April 16 2018
The pressure to succeed got the best of me—until I learned to race without fear.
I wish I could say that I’m one of those people who ran track in high school, kept up with it my entire life and now run 7-minute miles. Sadly, I’m not. After being a gym rat for many years, I started running at the ripe old age of 29. As my 30th birthday approached, I felt this overwhelming urge to take on a new physical challenge. I’m a December baby, which is coincidentally the same month as the drawing of the New York City Half Marathon lottery. Throwing caution to the wind, I entered my name into the drawing. With no running experience whatsoever, I didn’t really think about what would happen if my name was pulled. Well, my life was forever changed that December when my name was selected, my credit card was charged and I had four months to learn to run 13.1 miles.

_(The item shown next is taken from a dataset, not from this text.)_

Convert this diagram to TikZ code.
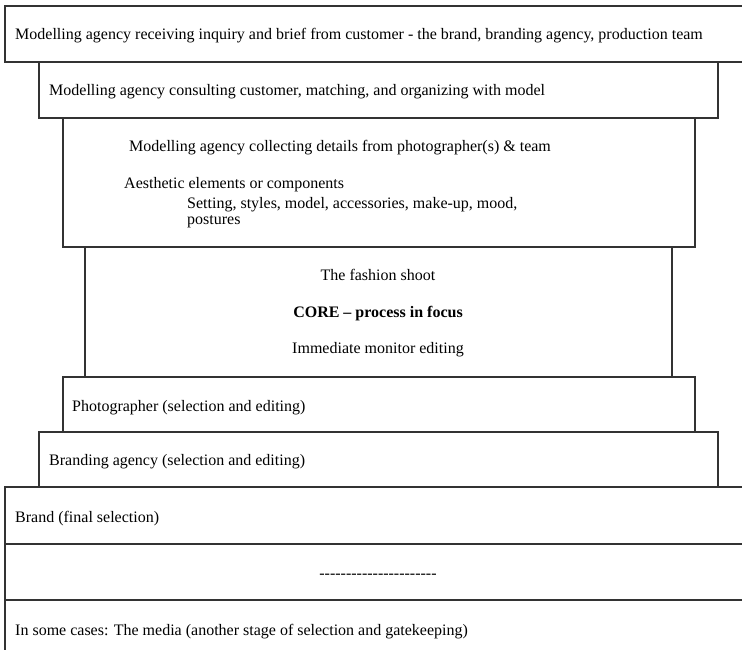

During my training for that race, I learned a lot about pace and mileage. Using a training plan, I carefully plotted the distance of every run and used my brand new GPS watch to track my distance. In addition to tracking mileage, I began tracking my pace. I didn’t really have any time goals; I just wanted to cross that finish line. But every training run became a careful calculation of pace and distance, and that’s how I ran for four months. It was all a numbers game. I finished my first race—13.1 miles—in about 2:30.00.
I think the decision that I made after the race is what made me a runner. I decided to keep on running, and I signed up for more and more races. That first year, I ran nine races in total. I loved setting new PRs and challenging myself to run different distances. The numbers game was thrilling, and it made me fall in love with the sport.
Fast forward four years: I’ve run 10 half marathons, countless shorter races and one marathon. Every time I run a race, I’m proud of myself. But like most runners, I sometimes get down on myself when I’m not as fast as I’ve been in the past or when I skip out on the last mile or two of a training run. I always strive to be a “better” runner, and time and distance is how I measure that success. Or it was–until a few months ago.
I recently became friendly with a woman who doesn’t race much, but she loves to run. We decided to run together, and during our first meet-up, I asked about her normal speed and mileage, just to make sure we were on the same page. “I don’t know. I never keep track,” she told me. Um, what? How is that possible? She told me that she usually goes out for an hour, but she never wears a GPS watch. “But how far and fast are you going?” I asked. She replied that she didn’t know or care. As someone who became a runner to conquer a certain number of miles, I couldn’t quite comprehend what it felt like to run without a sense of time and distance.
After that exchange, I decided to try her method. Like most runners, I know the mileage of my favorite route, so I changed things up a bit. I thought of a place I wanted to run and headed out the door. Unfortunately, it was one of those days when every step felt torturous. In the past, I would try to force myself to maintain my standard pace. But without a watch, I just ran at the pace that made me feel good. And a funny thing happened…the torture subsided and I felt good again.
Suddenly, I had a moment of clarity. Didn’t I start running to feel good? Yes, the sport makes me feel great 90 percent of the time, but there are days when I’m fighting with myself to go faster or to not cut off that last mile. I ultimately end up feeling angry with myself when I lose those inner battles. Not wearing a watch meant that those battles never happened. I had no idea if I was running an 11-minute mile or an 8-minute mile, and it was liberating.
Did I come home and throw my GPS watch out the window? Of course not. But I did let myself relax and realize that not every single run is about the mileage or pace. Sometimes it’s about getting out in the fresh air and clearing my head. Other times it’s about listening to my body when it tells me to slow down. While I definitely still track my pace and mileage when I’m training for a race, I try to keep one run per week as a fun run without a watch. I go as slowly as I want–and no one has to know!